Along with his offensive coordinator Dan Henning and his quarterbacks coach David Lee in 2008, Sparano was a big part of bringing the Wildcat offense to the NFL. The use of the formation has fallen out of favor and the zone-read and pistol have now become popular in the NFL. There’s an undeniable link between these three offenses in that they are all rather recent additions to the NFL game.
The Denver Broncos used the zone-read to get into the playoffs with Tim Tebow as the quarterback in 2011, and the San Francisco 49ers broke out the pistol on their run to the Super Bowl this season. Sparano and Tebow were thought to be a perfect marriage in New York, but that never came to fruition.
McFadden ran the Wildcat in college at Arkansas under then-offensive coordinator Lee, who in turn brought the offense to Sparano in Miami. Sparano’s offensive coordinator with the Dolphins was Henning, who tutored Mike McCoy. McCoy is the man who implemented the zone-read with Tebow in 2011 and parlayed his success into the head coaching job with the San Diego Chargers.
It’s not a stretch to imagine the Raiders running the Wildcat, zone-read or pistol with Terrelle Pryor and McFadden. Many of these offenses came about when coaches were simply looking to maximize the talents of the players on their team. Whatever the Raiders do, they need to commit to the offense if it’s going to be successful.

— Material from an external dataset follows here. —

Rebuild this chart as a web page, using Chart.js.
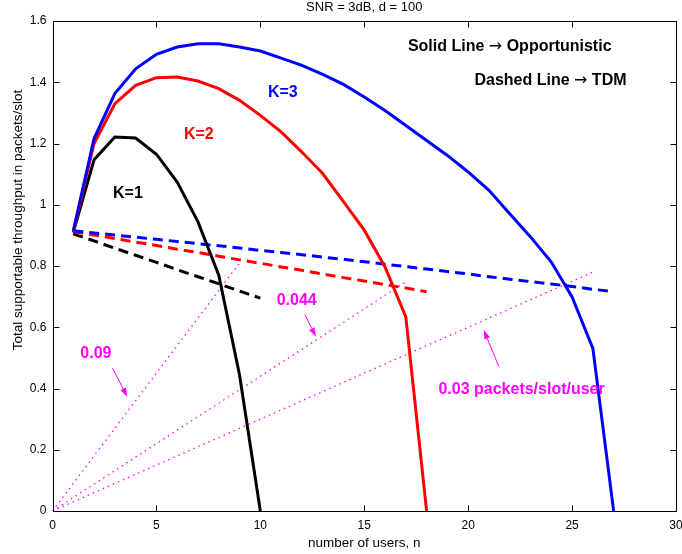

The Wildcat enabled the Dolphins to use Ronnie Brown and Ricky Williams. The zone-read enabled Tim Tebow and Willis McGahee to run the ball effectively enough that Tebow didn’t have to use his arm. The 49ers realized they could use Colin Kaepernick’s legs and arm by running the pistol.
The Raiders should find creative ways to use Pryor and McFadden together, which could be by utilizing the Wildcat, zone-read, pistol, veer, inverted veer or some other form of the option. What’s nice about Sparano is he’s not afraid to try new things, and he could convince offensive coordinator Greg Olson to install plays for Pryor.